◆ What is required: Extract, in full, the lines below, beginning at the first and ending with the line that contains "from bokeh.resources import INLINE". Pictures do not belong in the copy.

◆ Supplied data:
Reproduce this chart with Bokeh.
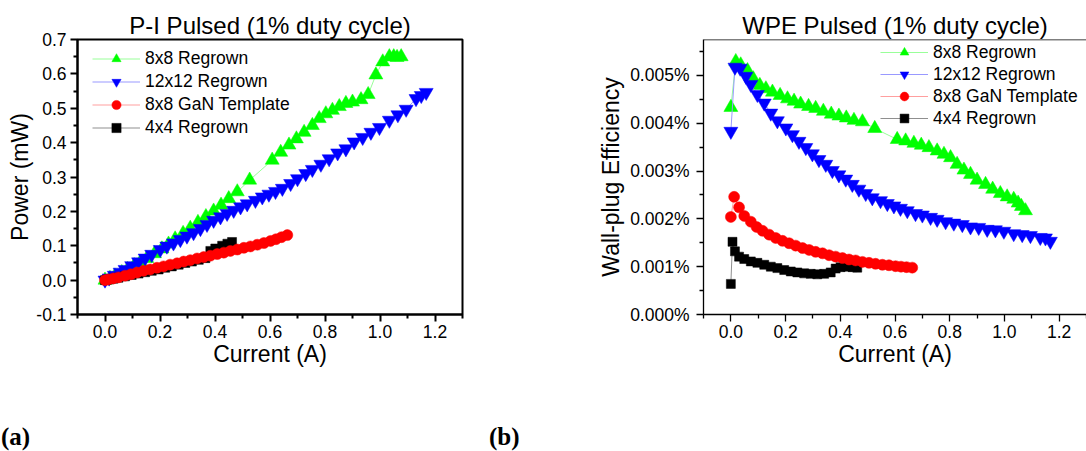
from bokeh.plotting import figure
from bokeh.models import (Legend, LegendItem, FixedTicker, PrintfTickFormatter,
                          Range1d, Span, Div)
from bokeh.layouts import row, column
from bokeh.embed import file_html
from bokeh.resources import INLINE

FONT = "Liberation Sans"

# ---------------- data ----------------
SERIES_NAMES = ["8x8 Regrown", "12x12 Regrown", "8x8 GaN Template", "4x4 Regrown"]
PANEL_LABELS = ["(a)", "(b)"]

current_8x8_regrown = [0.000, 0.018, 0.036, 0.061, 0.082, 0.106, 0.128, 0.152, 0.180, 0.207,
                       0.231, 0.255, 0.284, 0.310, 0.338, 0.367, 0.395, 0.422, 0.450, 0.481,
                       0.526, 0.608, 0.639, 0.669, 0.696, 0.724, 0.754, 0.779, 0.803, 0.827,
                       0.852, 0.876, 0.900, 0.931, 0.957, 0.985, 1.010, 1.034, 1.050, 1.062,
                       1.077]
power_8x8_regrown = [0.000, 0.005, 0.012, 0.022, 0.031, 0.042, 0.052, 0.063, 0.077, 0.091,
                     0.105, 0.120, 0.136, 0.151, 0.168, 0.185, 0.201, 0.218, 0.237, 0.257,
                     0.291, 0.349, 0.372, 0.393, 0.411, 0.430, 0.450, 0.470, 0.484, 0.494,
                     0.505, 0.514, 0.518, 0.525, 0.540, 0.597, 0.635, 0.650, 0.650, 0.648,
                     0.650]
wpe_8x8_regrown = [0.00433, 0.00529, 0.00522, 0.00510, 0.00493, 0.00479, 0.00472, 0.00465, 0.00458, 0.00451,
                   0.00446, 0.00440, 0.00435, 0.00431, 0.00425, 0.00419, 0.00415, 0.00411, 0.00406, 0.00403,
                   0.00389, 0.00366, 0.00363, 0.00358, 0.00354, 0.00349, 0.00342, 0.00335, 0.00328, 0.00314,
                   0.00302, 0.00293, 0.00281, 0.00272, 0.00262, 0.00253, 0.00246, 0.00241, 0.00233, 0.00226,
                   0.00217]

current_12x12_regrown = [0.000, 0.015, 0.034, 0.055, 0.073, 0.097, 0.122, 0.146, 0.170, 0.201,
                         0.225, 0.249, 0.274, 0.298, 0.322, 0.347, 0.371, 0.395, 0.420, 0.444,
                         0.468, 0.493, 0.517, 0.547, 0.572, 0.596, 0.620, 0.645, 0.675, 0.700,
                         0.730, 0.754, 0.785, 0.815, 0.846, 0.876, 0.906, 0.937, 0.967, 0.998,
                         1.034, 1.065, 1.095, 1.131, 1.150, 1.168]
power_12x12_regrown = [0.000, 0.006, 0.014, 0.023, 0.031, 0.042, 0.053, 0.064, 0.075, 0.089,
                       0.099, 0.108, 0.118, 0.128, 0.138, 0.150, 0.162, 0.174, 0.184, 0.194,
                       0.203, 0.213, 0.222, 0.232, 0.242, 0.250, 0.258, 0.267, 0.281, 0.295,
                       0.310, 0.322, 0.337, 0.353, 0.370, 0.382, 0.402, 0.415, 0.430, 0.444,
                       0.465, 0.481, 0.497, 0.528, 0.537, 0.546]
wpe_12x12_regrown = [0.00383, 0.00517, 0.00515, 0.00498, 0.00481, 0.00460, 0.00442, 0.00421, 0.00405, 0.00390,
                     0.00376, 0.00362, 0.00349, 0.00336, 0.00324, 0.00314, 0.00301, 0.00292, 0.00283, 0.00272,
                     0.00262, 0.00253, 0.00244, 0.00238, 0.00232, 0.00227, 0.00222, 0.00217, 0.00211, 0.00208,
                     0.00203, 0.00199, 0.00194, 0.00191, 0.00188, 0.00183, 0.00182, 0.00178, 0.00177, 0.00174,
                     0.00169, 0.00167, 0.00165, 0.00161, 0.00160, 0.00153]

current_8x8_gan_template = [0.000, 0.012, 0.030, 0.049, 0.073, 0.094, 0.116, 0.140, 0.164, 0.189,
                            0.213, 0.237, 0.262, 0.286, 0.310, 0.335, 0.359, 0.383, 0.408, 0.432,
                            0.456, 0.481, 0.505, 0.529, 0.554, 0.578, 0.602, 0.622, 0.642, 0.663]
power_8x8_gan_template = [0.000, 0.002, 0.005, 0.008, 0.013, 0.017, 0.022, 0.027, 0.031, 0.036,
                          0.040, 0.045, 0.049, 0.054, 0.058, 0.063, 0.067, 0.071, 0.076, 0.080,
                          0.085, 0.089, 0.094, 0.098, 0.103, 0.108, 0.114, 0.119, 0.125, 0.131]
wpe_8x8_gan_template = [0.00204, 0.00246, 0.00224, 0.00206, 0.00194, 0.00183, 0.00175, 0.00167, 0.00160, 0.00154,
                        0.00149, 0.00144, 0.00139, 0.00135, 0.00131, 0.00128, 0.00124, 0.00121, 0.00118, 0.00115,
                        0.00113, 0.00110, 0.00108, 0.00106, 0.00104, 0.00103, 0.00101, 0.00100, 0.00099, 0.00098]

current_4x4_regrown = [0.000, 0.006, 0.015, 0.030, 0.049, 0.073, 0.097, 0.122, 0.146, 0.170,
                       0.195, 0.219, 0.243, 0.268, 0.292, 0.316, 0.341, 0.365, 0.383, 0.401,
                       0.426, 0.445, 0.462]
power_4x4_regrown = [0.000, 0.001, 0.002, 0.004, 0.007, 0.011, 0.015, 0.019, 0.023, 0.027,
                     0.031, 0.036, 0.040, 0.045, 0.050, 0.054, 0.059, 0.064, 0.085, 0.092,
                     0.100, 0.106, 0.111]
wpe_4x4_regrown = [0.00064, 0.00152, 0.00132, 0.00121, 0.00116, 0.00111, 0.00108, 0.00104, 0.00100, 0.00097,
                   0.00093, 0.00090, 0.00088, 0.00086, 0.00085, 0.00084, 0.00085, 0.00088, 0.00096, 0.00099,
                   0.00100, 0.00099, 0.00098]

CURRENT_TICKS = [0.0, 0.2, 0.4, 0.6, 0.8, 1.0, 1.2]
CURRENT_MINOR = [-0.1, 0.1, 0.3, 0.5, 0.7, 0.9, 1.1, 1.3]
POWER_TICKS = [-0.1, 0.0, 0.1, 0.2, 0.3, 0.4, 0.5, 0.6, 0.7]
POWER_MINOR = [-0.05, 0.05, 0.15, 0.25, 0.35, 0.45, 0.55, 0.65]
WPE_TICKS = [0.000, 0.001, 0.002, 0.003, 0.004, 0.005]
WPE_MINOR = [0.0005, 0.0015, 0.0025, 0.0035, 0.0045, 0.0055]

CURRENTS = [current_8x8_regrown, current_12x12_regrown, current_8x8_gan_template, current_4x4_regrown]
POWERS = [power_8x8_regrown, power_12x12_regrown, power_8x8_gan_template, power_4x4_regrown]
WPES = [wpe_8x8_regrown, wpe_12x12_regrown, wpe_8x8_gan_template, wpe_4x4_regrown]

# ---------------- styles ----------------
COLORS = ["#00ff00", "#0000ff", "#ff0000", "#000000"]
LINE_COLORS = ["#99ff99", "#9999ff", "#ff9f9f", "#8f8f8f"]
MARKERS = ["triangle", "inverted_triangle", "circle", "square"]
SIZES = [14, 14, 11, 9]
DRAW_ORDER = [0, 1, 3, 2]


def style_axis(ax, lw, label_standoff, axis_label_standoff):
    ax.axis_line_width = lw
    ax.axis_line_color = "black"
    ax.major_tick_line_width = lw
    ax.minor_tick_line_width = lw
    ax.major_tick_line_color = "black"
    ax.minor_tick_line_color = "black"
    ax.major_tick_in = 0
    ax.major_tick_out = 7
    ax.minor_tick_in = 0
    ax.minor_tick_out = 4
    ax.major_label_text_font = FONT
    ax.major_label_text_font_size = "17.5px"
    ax.major_label_text_color = "black"
    ax.major_label_standoff = label_standoff
    ax.axis_label_text_font = FONT
    ax.axis_label_text_font_size = "23px"
    ax.axis_label_text_font_style = "normal"
    ax.axis_label_text_color = "black"
    ax.axis_label_standoff = axis_label_standoff


def build(fig, ydata, legend_loc, row_h):
    rends = {}
    for i in DRAW_ORDER:
        ln = fig.line(CURRENTS[i], ydata[i], line_color=LINE_COLORS[i], line_width=1)
        sc = fig.scatter(CURRENTS[i], ydata[i], marker=MARKERS[i], size=SIZES[i],
                         fill_color=COLORS[i], line_color=COLORS[i], line_width=0.5)
        rends[i] = [ln, sc]
    items = [LegendItem(label=SERIES_NAMES[i], renderers=rends[i]) for i in range(4)]
    lg = Legend(items=items, location=legend_loc, orientation="vertical",
                glyph_width=48, glyph_height=row_h, label_height=row_h,
                label_standoff=5, spacing=0, padding=0, margin=0,
                border_line_color=None, background_fill_alpha=0,
                label_text_font=FONT, label_text_font_size="17.5px",
                label_text_color="black")
    fig.add_layout(lg)


def style_title(fig):
    fig.title.text_font = FONT
    fig.title.text_font_size = "24px"
    fig.title.text_font_style = "normal"
    fig.title.text_color = "black"
    fig.title.align = "center"
    fig.title.standoff = 1


# ---------------- (a) P-I ----------------
p1 = figure(width=590, height=418, x_range=Range1d(-0.1, 1.3), y_range=Range1d(-0.1, 0.7),
            output_backend="svg", toolbar_location=None,
            min_border_left=77, min_border_right=128, min_border_top=39, min_border_bottom=103,
            title="P-I Pulsed (1% duty cycle)")
style_title(p1)
p1.xgrid.visible = False
p1.ygrid.visible = False
p1.outline_line_color = "black"
p1.outline_line_width = 2
p1.outline_line_alpha = 1
p1.xaxis.axis_label = "Current (A)"
p1.yaxis.axis_label = "Power (mW)"
p1.xaxis.ticker = FixedTicker(ticks=CURRENT_TICKS, minor_ticks=CURRENT_MINOR)
p1.yaxis.ticker = FixedTicker(ticks=POWER_TICKS, minor_ticks=POWER_MINOR)
p1.xaxis.formatter = PrintfTickFormatter(format="%.1f")
p1.yaxis.formatter = PrintfTickFormatter(format="%.1f")
style_axis(p1.xaxis[0], 2, 3, 0)
style_axis(p1.yaxis[0], 2, 4, 0)
build(p1, POWERS, (15, 175), 23)

# ---------------- (b) WPE ----------------
p2 = figure(width=496, height=418, x_range=Range1d(-0.1, 1.3), y_range=Range1d(0, 0.00575),
            output_backend="svg", toolbar_location=None,
            min_border_left=113, min_border_right=0, min_border_top=38, min_border_bottom=104,
            title="WPE Pulsed (1% duty cycle)")
style_title(p2)
p2.xgrid.visible = False
p2.ygrid.visible = False
p2.outline_line_color = None
p2.xaxis.axis_label = "Current (A)"
p2.yaxis.axis_label = "Wall-plug Efficiency"
p2.xaxis.ticker = FixedTicker(ticks=CURRENT_TICKS, minor_ticks=CURRENT_MINOR)
p2.yaxis.ticker = FixedTicker(ticks=WPE_TICKS, minor_ticks=WPE_MINOR)
p2.xaxis.formatter = PrintfTickFormatter(format="%.1f")
p2.yaxis.formatter = PrintfTickFormatter(format="%.3f%%")
style_axis(p2.xaxis[0], 1.3, 3, 0)
style_axis(p2.yaxis[0], 1.3, 7, 3)
p2.add_layout(Span(location=0.00575, dimension="width", line_color="black", line_width=1.3))
build(p2, WPES, (177, 185), 22)

# ---------------- panel labels ----------------
label_html = (
    '<div style="position:relative;width:1080px;height:31px;overflow:visible;'
    'font-family:&quot;Liberation Serif&quot;,&quot;Times New Roman&quot;,serif;'
    'font-weight:bold;font-size:25px;line-height:25px;color:#000;">'
    '<span style="position:absolute;left:-4px;top:1px;">%s</span>'
    '<span style="position:absolute;left:484px;top:1px;">%s</span>'
    '</div>' % (PANEL_LABELS[0], PANEL_LABELS[1])
)
labels = Div(text=label_html, width=1080, height=31)

layout = column(row(p1, p2), labels)
open("out.html", "w").write(file_html(layout, INLINE))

◆ The result:
Reproduce this chart with Bokeh.
from bokeh.plotting import figure
from bokeh.models import (Legend, LegendItem, FixedTicker, PrintfTickFormatter,
                          Range1d, Span, Div)
from bokeh.layouts import row, column
from bokeh.embed import file_html
from bokeh.resources import INLINE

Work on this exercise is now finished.